Abby: "Si Raisa nyebelin"
Ibu: "Menurutmu begitu? Dia membuatmu kesal?"
Abby: "Becandanya kelewatan"
Ibu: "Dan kamu nggak menganggap itu lucu.."
Abby: "Iyalah, masa dia ngolok-ngolok aku, trus aku dibilang sensi banget..."
Ibu: "Oya..?"
Abby: "Mudah-mudahan besok-besok dia gak berlebihan seperti itu."
Terasa berbeda nggak? Apa yang beda?
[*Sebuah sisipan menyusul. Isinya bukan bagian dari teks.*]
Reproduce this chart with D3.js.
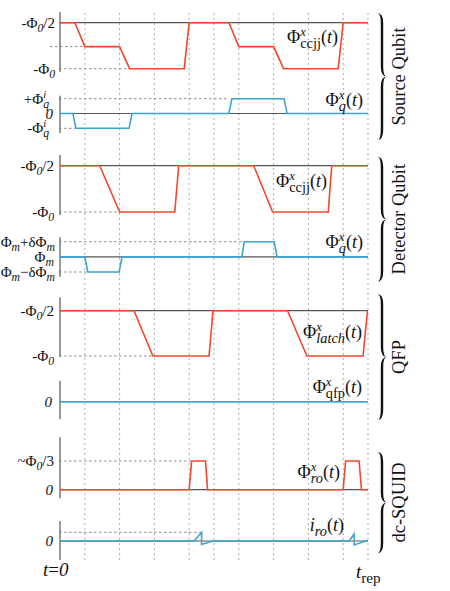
<!DOCTYPE html>
<html>
<head>
<meta charset="utf-8">
<script src="https://cdnjs.cloudflare.com/ajax/libs/d3/7.8.5/d3.min.js"></script>
<style>
body { margin: 0; background: #fff; }
text { font-family: "Liberation Serif", "DejaVu Serif", serif; fill: #111; }
</style>
</head>
<body>
<svg width="450" height="591"></svg>
<script>
// time markers (arbitrary units, one repetition = 31)
var gridTimes = [5, 12, 19, 26, 31, 36, 43, 50, 57, 62];

// source qubit
var srcCcjjT = [0, 3, 5, 12, 14, 25, 26, 34, 36, 43, 45, 56, 57, 62];
var srcCcjjV = [-0.5, -0.5, -0.76, -0.76, -1, -1, -0.5, -0.5, -0.76, -0.76, -1, -1, -0.5, -0.5];
var srcQT = [0, 2.6, 3.2, 13.9, 14.5, 34, 34.6, 45.1, 45.7, 62];
var srcQV = [0, 0, -1, -1, 0, 0, 1, 1, 0, 0];

// detector qubit
var detCcjjT = [0, 8, 12, 23.1, 23.9, 39, 42.8, 54, 54.7, 62];
var detCcjjV = [-0.5, -0.5, -1, -1, -0.5, -0.5, -1, -1, -0.5, -0.5];
var detQT = [0, 5, 5.6, 11.9, 12.5, 36.6, 37.1, 43.1, 43.7, 62];
var detQV = [0, 0, -1, -1, 0, 0, 1, 1, 0, 0];

// QFP
var latchT = [0, 14.9, 18.7, 30, 30.8, 45.8, 49.7, 61, 61.9];
var latchV = [-0.5, -0.5, -1, -1, -0.5, -0.5, -1, -1, -0.5];
var qfpT = [0, 62];
var qfpV = [0, 0];

// dc-SQUID
var roT = [0, 26, 26.5, 29.3, 29.7, 57, 57.5, 60.2, 60.7, 62];
var roV = [0, 0, 1, 1, 0, 0, 1, 1, 0, 0];
var iroT = [0, 27, 28.5, 28.5, 30.8, 58.2, 59.2, 59.2, 61.5, 62];
var iroV = [0, 0, 1, -0.4, 0, 0, 0.8, -0.45, 0, 0];

// tick labels: [text, kind] parts, kind n / i / sb / sbi / sp / spi
var phi0Half = [["-\u03a6", "n"], ["0", "sbi"], ["/2", "n"]];
var phi0 = [["-\u03a6", "n"], ["0", "sbi"]];
var zero = [["0", "i"]];
var qPlus = [["+\u03a6", "n"], ["i", "spi"], ["q", "sbi"]];
var qMinus = [["-\u03a6", "n"], ["i", "spi"], ["q", "sbi"]];
var mPlus = [["\u03a6", "n"], ["m", "sbi"], ["+\u03b4\u03a6", "n"], ["m", "sbi"]];
var mMid = [["\u03a6", "n"], ["m", "sbi"]];
var mMinus = [["\u03a6", "n"], ["m", "sbi"], ["\u2212\u03b4\u03a6", "n"], ["m", "sbi"]];
var phi0Third = [["~\u03a6", "n"], ["0", "sbi"], ["/3", "n"]];

// trace labels
var ccjjLabel = [["\u03a6", "n"], ["x", "spi"], ["ccjj", "sb"], ["(", "n"], ["t", "i"], [")", "n"]];
var qLabel = [["\u03a6", "n"], ["x", "spi"], ["q", "sbi"], ["(", "n"], ["t", "i"], [")", "n"]];
var latchLabel = [["\u03a6", "n"], ["x", "spi"], ["latch", "sbi"], ["(", "n"], ["t", "i"], [")", "n"]];
var qfpLabel = [["\u03a6", "n"], ["x", "spi"], ["qfp", "sb"], ["(", "n"], ["t", "i"], [")", "n"]];
var roLabel = [["\u03a6", "n"], ["x", "spi"], ["ro", "sbi"], ["(", "n"], ["t", "i"], [")", "n"]];
var iroLabel = [["i", "i"], ["ro", "sbi"], ["(", "n"], ["t", "i"], [")", "n"]];

var groups = ["Source Qubit", "Detector Qubit", "QFP", "dc-SQUID"];

var red = "#f4472d", blue = "#3ba4cf";

var svg = d3.select("svg");
var x = d3.scaleLinear().domain([0, 62]).range([60, 368]);

var panels = [
    {t: srcCcjjT, v: srcCcjjV, color: red, dom: [-1, -0.5], px: [68.7, 22.7], axis: [12, 72], ref: -0.5,
     guides: [[-0.76, 50, 5], [-1, 59, 14]],
     ticks: [[-0.5, phi0Half, 55], [-1, phi0, 55]], label: ccjjLabel, labelAt: [338, 43]},
    {t: srcQT, v: srcQV, color: blue, dom: [-1, 1], px: [128.3, 98.7], axis: [95.7, 133], ref: 0,
     guides: [[1, 59, 34], [-1, 59, 3.2]],
     ticks: [[1, qPlus, 49], [0, zero, 53], [-1, qMinus, 49]], label: qLabel, labelAt: [363, 106]},
    {t: detCcjjT, v: detCcjjV, color: red, dom: [-1, -0.5], px: [212, 165.7], axis: [155, 215], ref: -0.5,
     guides: [[-1, 59, 12]],
     ticks: [[-0.5, phi0Half, 54], [-1, phi0, 54]], label: ccjjLabel, labelAt: [327, 187]},
    {t: detQT, v: detQV, color: blue, dom: [-1, 1], px: [272, 241.7], axis: [237.3, 276.7], ref: 0,
     guides: [[1, 59, 36.6], [-1, 59, 5.6]],
     ticks: [[1, mPlus, 55], [0, mMid, 54], [-1, mMinus, 55]], label: qLabel, labelAt: [363, 248]},
    {t: latchT, v: latchV, color: red, dom: [-1, -0.5], px: [356, 310.7], axis: [297.3, 356.7], ref: -0.5,
     guides: [[-1, 59, 18.7]],
     ticks: [[-0.5, phi0Half, 54], [-1, phi0, 54]], label: latchLabel, labelAt: [362, 338]},
    {t: qfpT, v: qfpV, color: blue, dom: [-1, 1], px: [416.7, 386.7], axis: [380.7, 419.3], ref: 0,
     guides: [],
     ticks: [[0, zero, 52]], label: qfpLabel, labelAt: [362, 393]},
    {t: roT, v: roV, color: red, dom: [0, 1], px: [489.7, 461], axis: [437.3, 498.3], ref: 0,
     guides: [[1, 59, 26.5]],
     ticks: [[1, phi0Third, 54], [0, zero, 53]], label: roLabel, labelAt: [340, 478]},
    {t: iroT, v: iroV, color: blue, dom: [0, 1], px: [541, 532.3], axis: [521, 560], ref: 0,
     guides: [[1, 59, 28.5]],
     ticks: [[0, zero, 53]], label: iroLabel, labelAt: [344, 531]}
];

var braces = [[13, 140], [156.7, 281.7], [294, 420], [451.7, 553.3]];

function richText(g, parts, base, subScale) {
    var text = g.append("text").style("font-size", base + "px");
    var cur = 0, lastSup = null;
    parts.forEach(function(p) {
        var s = p[0], k = p[1];
        var off = 0, size = base;
        if (k.indexOf("sb") === 0) { off = base * 0.27; size = base * subScale; }
        if (k.indexOf("sp") === 0) { off = -base * 0.4; size = base * 0.7; }
        var ts = text.append("tspan").text(s)
            .attr("dy", off - cur)
            .style("font-size", size + "px")
            .style("font-style", /i$/.test(k) ? "italic" : "normal");
        if (k.indexOf("sb") === 0 && lastSup) ts.attr("dx", -lastSup.node().getComputedTextLength());
        lastSup = k.indexOf("sp") === 0 ? ts : null;
        cur = off;
    });
    return text;
}

function bracePath(x0, y1, y2, w) {
    var ym = (y1 + y2) / 2, xa = x0 + w * 0.5, xt = x0 + w, r = 10, h = 1.2;
    var p = d3.path();
    p.moveTo(x0, y1);
    p.quadraticCurveTo(xa + h, y1, xa + h, y1 + r);
    p.lineTo(xa + h, ym - r);
    p.quadraticCurveTo(xa + h, ym, xt, ym);
    p.quadraticCurveTo(xa + h, ym, xa + h, ym + r);
    p.lineTo(xa + h, y2 - r);
    p.quadraticCurveTo(xa + h, y2, x0, y2);
    p.quadraticCurveTo(xa - h, y2, xa - h, y2 - r);
    p.lineTo(xa - h, ym + r);
    p.quadraticCurveTo(xa - h, ym, xt, ym);
    p.quadraticCurveTo(xa - h, ym, xa - h, ym - r);
    p.lineTo(xa - h, y1 + r);
    p.quadraticCurveTo(xa - h, y1, x0, y1);
    p.closePath();
    return p.toString();
}

// vertical time markers
svg.append("g")
    .selectAll("line")
    .data(gridTimes)
    .enter().append("line")
    .attr("x1", function(d) { return x(d); })
    .attr("x2", function(d) { return x(d); })
    .attr("y1", 13)
    .attr("y2", 562)
    .attr("stroke", "#aaa")
    .attr("stroke-width", 1)
    .attr("stroke-dasharray", "2,3");

panels.forEach(function(pn) {
    var y = d3.scaleLinear().domain(pn.dom).range(pn.px);
    var g = svg.append("g");

    g.selectAll(".guide")
        .data(pn.guides)
        .enter().append("line")
        .attr("x1", function(d) { return d[1]; })
        .attr("x2", function(d) { return x(d[2]); })
        .attr("y1", function(d) { return y(d[0]); })
        .attr("y2", function(d) { return y(d[0]); })
        .attr("stroke", "#8c8c8c")
        .attr("stroke-width", 1)
        .attr("stroke-dasharray", "2.5,2.5");

    g.append("line")
        .attr("x1", x(0)).attr("x2", x(62))
        .attr("y1", y(pn.ref)).attr("y2", y(pn.ref))
        .attr("stroke", "#555")
        .attr("stroke-width", 1.2);

    g.append("line")
        .attr("x1", x(0)).attr("x2", x(0))
        .attr("y1", pn.axis[0]).attr("y2", pn.axis[1])
        .attr("stroke", "#777")
        .attr("stroke-width", 1.5);

    var line = d3.line()
        .x(function(d) { return x(d[0]); })
        .y(function(d) { return y(d[1]); });

    g.append("path")
        .datum(d3.zip(pn.t, pn.v))
        .attr("d", line)
        .attr("fill", "none")
        .attr("stroke", pn.color)
        .attr("stroke-width", 1.6);

    pn.ticks.forEach(function(tk) {
        richText(g, tk[1], 15, 0.78)
            .attr("x", tk[2])
            .attr("y", y(tk[0]) + 5)
            .attr("text-anchor", "end");
    });

    richText(g, pn.label, 18, 0.8)
        .attr("x", pn.labelAt[0])
        .attr("y", pn.labelAt[1])
        .attr("text-anchor", "end");
});

// group braces and names
braces.forEach(function(b, i) {
    svg.append("path")
        .attr("d", bracePath(377, b[0], b[1], 10))
        .attr("fill", "#111");
    svg.append("text")
        .attr("transform", "translate(405," + ((b[0] + b[1]) / 2) + ") rotate(-90)")
        .attr("text-anchor", "middle")
        .style("font-size", "18.5px")
        .text(groups[i]);
});

richText(svg, [["t", "i"], ["=", "n"], ["0", "i"]], 19, 0.78)
    .attr("x", 43).attr("y", 576);
richText(svg, [["t", "i"], ["rep", "sb"]], 19, 0.8)
    .attr("x", 356).attr("y", 578);
</script>
</body>
</html>
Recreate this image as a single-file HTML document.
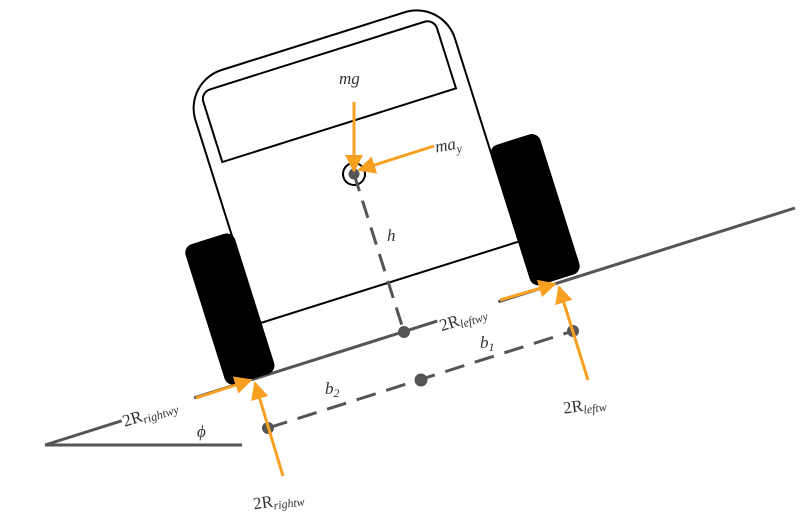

Bahas di halaman selanjutnya yuk!
Ada sebuah petikan yang 'dalem' banget, soal penyampaian value yang kita ingin anak remaja kita paham.
"Akan selalu ada waktu bagi Anda untuk menyampaikan pesan Anda. Tapi kesempatan Anda untuk didengar lebih besar dengan membiarkan anak Anda tahu bahwa mereka didengarkan. Tapi itu pun tidak ada jaminan. Mereka mungkin saja menuduh Anda tidak mengerti, kuno, dan sebagainya. Tapi jangan salah. Di balik kemarahan dan protes mereka, anak remaja Anda ingin tahu persis posisi Anda. Nilai-nilai dan keyakinan Anda memainkan peran yang vital dalam menentukan pilihan-pilihan mereka".
Masih banyak gaya dan seni berbicara, menanggapi, membuat pilihan-pilihan menyangkut remaja di buku ini, seperti menghukum atau tidak, alternatif hukuman, mengajak remaja bekerjasama, memecahkan masalah, dan lain-lain. Terkadang kita berpikir, "Gampang banget bisa seperti itu". Sayapun demikian. Tapi, coba benar-benar dipraktikkan. Apakah mudah? Nggak lho! Mau ngomong atau merespon aja harus dipikirin dulu, kalimatnya seperti apa :D
So, do not underestimate the power of words, apalagi untuk hubungan kita sama the teenagers ini. Memang tidak ada kata-kata ajaib yang efektif untuk setiap remaja di setiap situasi. Tetapi supaya nggak clueless juga, buku ini bisa jadi salah satu 'bantuan' untuk kita.